* [WHAT TO DO] Restate the material word for word and leave out anything that is a picture.

------

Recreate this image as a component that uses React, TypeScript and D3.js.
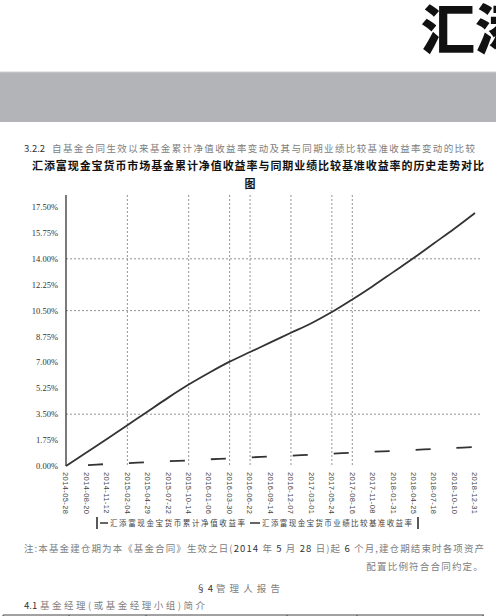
import { useMemo } from 'react';
import * as d3 from 'd3';

const CN = '"Noto Sans CJK SC", "Noto Sans", sans-serif';

// x categories (dates shown on the axis)
const dates = [
  '2014-05-28', '2014-08-20', '2014-11-12', '2015-02-04', '2015-04-29',
  '2015-07-22', '2015-10-14', '2016-01-06', '2016-03-30', '2016-06-22',
  '2016-09-14', '2016-12-07', '2017-03-01', '2017-05-24', '2017-08-16',
  '2017-11-08', '2018-01-31', '2018-04-25', '2018-07-18', '2018-10-10',
  '2018-12-31',
];

// cumulative NAV return of the fund, %
const fundReturn = [
  0, 0.91, 1.82, 2.75, 3.69, 4.62, 5.5, 6.3, 7.05, 7.7, 8.35,
  9.0, 9.65, 10.4, 11.25, 12.15, 13.1, 14.05, 15.05, 16.05, 17.1,
];

// benchmark return, %
const benchReturn = [
  0, 0.06, 0.13, 0.19, 0.26, 0.32, 0.38, 0.45, 0.51, 0.58, 0.64,
  0.7, 0.77, 0.83, 0.9, 0.96, 1.02, 1.09, 1.15, 1.22, 1.28,
];

const yTicks = [0, 1.75, 3.5, 5.25, 7, 8.75, 10.5, 12.25, 14, 15.75, 17.5];
const yGrid = [3.5, 10.5, 14];
const xGrid = ['2015-02-04', '2015-10-14', '2016-03-30', '2016-06-22', '2016-12-07', '2017-05-24', '2017-08-16'];

const legendFund = '汇添富现金宝货币累计净值收益率';
const legendBench = '汇添富现金宝货币业绩比较基准收益率';

const margin = { top: 195, left: 66, right: 21, bottom: 150 };

export default function App() {
  const width = 496;
  const height = 616;

  const x = useMemo(
    () => d3.scalePoint<string>().domain(dates).range([margin.left, width - margin.right]),
    []
  );
  const y = useMemo(() => d3.scaleLinear().domain([0, 17.5]).range([466, 207]), []);

  const line = d3
    .line<number>()
    .x((_, i) => x(dates[i]) as number)
    .y((d) => y(d))
    .curve(d3.curveCatmullRom.alpha(0.5));

  return (
    <svg width={width} height={height} style={{ position: 'absolute', left: 0, top: 0, background: '#fff' }}>
      {/* page header */}
      <text x={421} y={50} fontFamily={CN} fontWeight={900} fontSize={54} fill="#111">汇添</text>
      <rect x={0} y={72} width={width} height={50} fill="#b3b4b7" />
      <line x1={0} x2={width} y1={72} y2={72} stroke="#d0d0d2" />

      <text x={24} y={152} fontFamily={CN} fontSize={9.5} fill="#333">3.2.2</text>
      <text x={52} y={152} fontFamily={CN} fontSize={9.5} fill="#808080" textLength={423} lengthAdjust="spacing">
        自基金合同生效以来基金累计净值收益率变动及其与同期业绩比较基准收益率变动的比较
      </text>

      {/* chart title */}
      <text x={32} y={170} fontFamily={CN} fontWeight={700} fontSize={11} fill="#111" textLength={452} lengthAdjust="spacing">
        汇添富现金宝货币市场基金累计净值收益率与同期业绩比较基准收益率的历史走势对比
      </text>
      <text x={250} y={188} fontFamily={CN} fontWeight={700} fontSize={11} fill="#111" textAnchor="middle">图</text>

      {/* grid */}
      {yGrid.map((v) => (
        <line key={v} x1={margin.left} x2={480} y1={y(v)} y2={y(v)} stroke="#888" strokeWidth={0.9} strokeDasharray="2,2" />
      ))}
      {xGrid.map((d) => (
        <line key={d} x1={x(d)} x2={x(d)} y1={margin.top} y2={466} stroke="#888" strokeWidth={0.9} strokeDasharray="2,2" />
      ))}

      {/* y axis */}
      <line x1={margin.left} x2={margin.left} y1={margin.top} y2={466} stroke="#333" strokeWidth={1.3} />
      {yTicks.map((t) => (
        <text key={t} x={58} y={y(t) + 3} fontFamily="Liberation Serif, serif" fontSize={8.5} fill="#333" textAnchor="end">
          {t.toFixed(2)}%
        </text>
      ))}

      {/* x labels */}
      {dates.map((d) => (
        <text
          key={d}
          transform={`translate(${(x(d) as number) - 2.7},472) rotate(90)`}
          fontFamily="Liberation Sans, sans-serif"
          fontSize={7.5}
          letterSpacing={0.4}
          fill="#444"
        >
          {d}
        </text>
      ))}

      {/* series */}
      <path
        d={line(benchReturn) ?? ''}
        fill="none"
        stroke="#333"
        strokeWidth={1.8}
        strokeDasharray="15,26"
        strokeDashoffset={-22}
      />
      <path d={line(fundReturn) ?? ''} fill="none" stroke="#333" strokeWidth={1.8} />

      {/* legend */}
      <g fontFamily={CN} fontSize={7.5} fill="#444">
        <line x1={97} x2={97} y1={517} y2={529} stroke="#222" strokeWidth={1.5} />
        <line x1={100} x2={108} y1={523} y2={523} stroke="#333" strokeWidth={1.5} />
        <text x={110} y={526} textLength={135} lengthAdjust="spacing">{legendFund}</text>
        <line x1={250} x2={260} y1={523} y2={523} stroke="#333" strokeWidth={1.5} />
        <text x={262} y={526} textLength={150} lengthAdjust="spacing">{legendBench}</text>
        <line x1={418} x2={418} y1={517} y2={529} stroke="#222" strokeWidth={1.5} />
      </g>

      {/* note and following text */}
      <text x={24} y={552} fontFamily={CN} fontSize={9.5} fill="#808080" textLength={460} lengthAdjust="spacing">
        注:本基金建仓期为本《基金合同》生效之日(<tspan fill="#333">2014</tspan> 年 <tspan fill="#333">5</tspan> 月 <tspan fill="#333">28</tspan> 日)起 <tspan fill="#333">6</tspan> 个月,建仓期结束时各项资产
      </text>
      <text x={484} y={570} fontFamily={CN} fontSize={9.5} fill="#808080" textAnchor="end" letterSpacing={1.2}>
        配置比例符合合同约定。
      </text>
      <text x={196} y={592} fontFamily={CN} fontSize={9.5} fill="#333">§ 4</text>
      <text x={216} y={592} fontFamily={CN} fontSize={9.5} fill="#808080" textLength={64} lengthAdjust="spacing">
        管理人报告
      </text>
      <text x={24} y={609} fontFamily={CN} fontSize={9.5} fill="#333">4.1</text>
      <text x={40} y={609} fontFamily={CN} fontSize={9.5} fill="#808080" textLength={165} lengthAdjust="spacing">
        基金经理(或基金经理小组)简介
      </text>

      {/* table top */}
      <line x1={3} x2={484} y1={615} y2={615} stroke="#444" />
      {[3, 69, 146, 287, 357, 483].map((v) => (
        <line key={v} x1={v} x2={v} y1={615} y2={616} stroke="#444" />
      ))}
    </svg>
  );
}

------

* [THE OUTPUT]
Recreate this image as a component that uses React, TypeScript and D3.js.
import { useMemo } from 'react';
import * as d3 from 'd3';

const CN = '"Noto Sans CJK SC", "Noto Sans", sans-serif';

// x categories (dates shown on the axis)
const dates = [
  '2014-05-28', '2014-08-20', '2014-11-12', '2015-02-04', '2015-04-29',
  '2015-07-22', '2015-10-14', '2016-01-06', '2016-03-30', '2016-06-22',
  '2016-09-14', '2016-12-07', '2017-03-01', '2017-05-24', '2017-08-16',
  '2017-11-08', '2018-01-31', '2018-04-25', '2018-07-18', '2018-10-10',
  '2018-12-31',
];

// cumulative NAV return of the fund, %
const fundReturn = [
  0, 0.91, 1.82, 2.75, 3.69, 4.62, 5.5, 6.3, 7.05, 7.7, 8.35,
  9.0, 9.65, 10.4, 11.25, 12.15, 13.1, 14.05, 15.05, 16.05, 17.1,
];

// benchmark return, %
const benchReturn = [
  0, 0.06, 0.13, 0.19, 0.26, 0.32, 0.38, 0.45, 0.51, 0.58, 0.64,
  0.7, 0.77, 0.83, 0.9, 0.96, 1.02, 1.09, 1.15, 1.22, 1.28,
];

const yTicks = [0, 1.75, 3.5, 5.25, 7, 8.75, 10.5, 12.25, 14, 15.75, 17.5];
const yGrid = [3.5, 10.5, 14];
const xGrid = ['2015-02-04', '2015-10-14', '2016-03-30', '2016-06-22', '2016-12-07', '2017-05-24', '2017-08-16'];

const legendFund = '汇添富现金宝货币累计净值收益率';
const legendBench = '汇添富现金宝货币业绩比较基准收益率';

const margin = { top: 195, left: 66, right: 21, bottom: 150 };

export default function App() {
  const width = 496;
  const height = 616;

  const x = useMemo(
    () => d3.scalePoint<string>().domain(dates).range([margin.left, width - margin.right]),
    []
  );
  const y = useMemo(() => d3.scaleLinear().domain([0, 17.5]).range([466, 207]), []);

  const line = d3
    .line<number>()
    .x((_, i) => x(dates[i]) as number)
    .y((d) => y(d))
    .curve(d3.curveCatmullRom.alpha(0.5));

  return (
    <svg width={width} height={height} style={{ position: 'absolute', left: 0, top: 0, background: '#fff' }}>
      {/* page header */}
      <text x={421} y={50} fontFamily={CN} fontWeight={900} fontSize={54} fill="#111">汇添</text>
      <rect x={0} y={72} width={width} height={50} fill="#b3b4b7" />
      <line x1={0} x2={width} y1={72} y2={72} stroke="#d0d0d2" />

      <text x={24} y={152} fontFamily={CN} fontSize={9.5} fill="#333">3.2.2</text>
      <text x={52} y={152} fontFamily={CN} fontSize={9.5} fill="#808080" textLength={423} lengthAdjust="spacing">
        自基金合同生效以来基金累计净值收益率变动及其与同期业绩比较基准收益率变动的比较
      </text>

      {/* chart title */}
      <text x={32} y={170} fontFamily={CN} fontWeight={700} fontSize={11} fill="#111" textLength={452} lengthAdjust="spacing">
        汇添富现金宝货币市场基金累计净值收益率与同期业绩比较基准收益率的历史走势对比
      </text>
      <text x={250} y={188} fontFamily={CN} fontWeight={700} fontSize={11} fill="#111" textAnchor="middle">图</text>

      {/* grid */}
      {yGrid.map((v) => (
        <line key={v} x1={margin.left} x2={480} y1={y(v)} y2={y(v)} stroke="#888" strokeWidth={0.9} strokeDasharray="2,2" />
      ))}
      {xGrid.map((d) => (
        <line key={d} x1={x(d)} x2={x(d)} y1={margin.top} y2={466} stroke="#888" strokeWidth={0.9} strokeDasharray="2,2" />
      ))}

      {/* y axis */}
      <line x1={margin.left} x2={margin.left} y1={margin.top} y2={466} stroke="#333" strokeWidth={1.3} />
      {yTicks.map((t) => (
        <text key={t} x={58} y={y(t) + 3} fontFamily="Liberation Serif, serif" fontSize={8.5} fill="#333" textAnchor="end">
          {t.toFixed(2)}%
        </text>
      ))}

      {/* x labels */}
      {dates.map((d) => (
        <text
          key={d}
          transform={`translate(${(x(d) as number) - 2.7},472) rotate(90)`}
          fontFamily="Liberation Sans, sans-serif"
          fontSize={7.5}
          letterSpacing={0.4}
          fill="#444"
        >
          {d}
        </text>
      ))}

      {/* series */}
      <path
        d={line(benchReturn) ?? ''}
        fill="none"
        stroke="#333"
        strokeWidth={1.8}
        strokeDasharray="15,26"
        strokeDashoffset={-22}
      />
      <path d={line(fundReturn) ?? ''} fill="none" stroke="#333" strokeWidth={1.8} />

      {/* legend */}
      <g fontFamily={CN} fontSize={7.5} fill="#444">
        <line x1={97} x2={97} y1={517} y2={529} stroke="#222" strokeWidth={1.5} />
        <line x1={100} x2={108} y1={523} y2={523} stroke="#333" strokeWidth={1.5} />
        <text x={110} y={526} textLength={135} lengthAdjust="spacing">{legendFund}</text>
        <line x1={250} x2={260} y1={523} y2={523} stroke="#333" strokeWidth={1.5} />
        <text x={262} y={526} textLength={150} lengthAdjust="spacing">{legendBench}</text>
        <line x1={418} x2={418} y1={517} y2={529} stroke="#222" strokeWidth={1.5} />
      </g>

      {/* note and following text */}
      <text x={24} y={552} fontFamily={CN} fontSize={9.5} fill="#808080" textLength={460} lengthAdjust="spacing">
        注:本基金建仓期为本《基金合同》生效之日(<tspan fill="#333">2014</tspan> 年 <tspan fill="#333">5</tspan> 月 <tspan fill="#333">28</tspan> 日)起 <tspan fill="#333">6</tspan> 个月,建仓期结束时各项资产
      </text>
      <text x={484} y={570} fontFamily={CN} fontSize={9.5} fill="#808080" textAnchor="end" letterSpacing={1.2}>
        配置比例符合合同约定。
      </text>
      <text x={196} y={592} fontFamily={CN} fontSize={9.5} fill="#333">§ 4</text>
      <text x={216} y={592} fontFamily={CN} fontSize={9.5} fill="#808080" textLength={64} lengthAdjust="spacing">
        管理人报告
      </text>
      <text x={24} y={609} fontFamily={CN} fontSize={9.5} fill="#333">4.1</text>
      <text x={40} y={609} fontFamily={CN} fontSize={9.5} fill="#808080" textLength={165} lengthAdjust="spacing">
        基金经理(或基金经理小组)简介
      </text>

      {/* table top */}
      <line x1={3} x2={484} y1={615} y2={615} stroke="#444" />
      {[3, 69, 146, 287, 357, 483].map((v) => (
        <line key={v} x1={v} x2={v} y1={615} y2={616} stroke="#444" />
      ))}
    </svg>
  );
}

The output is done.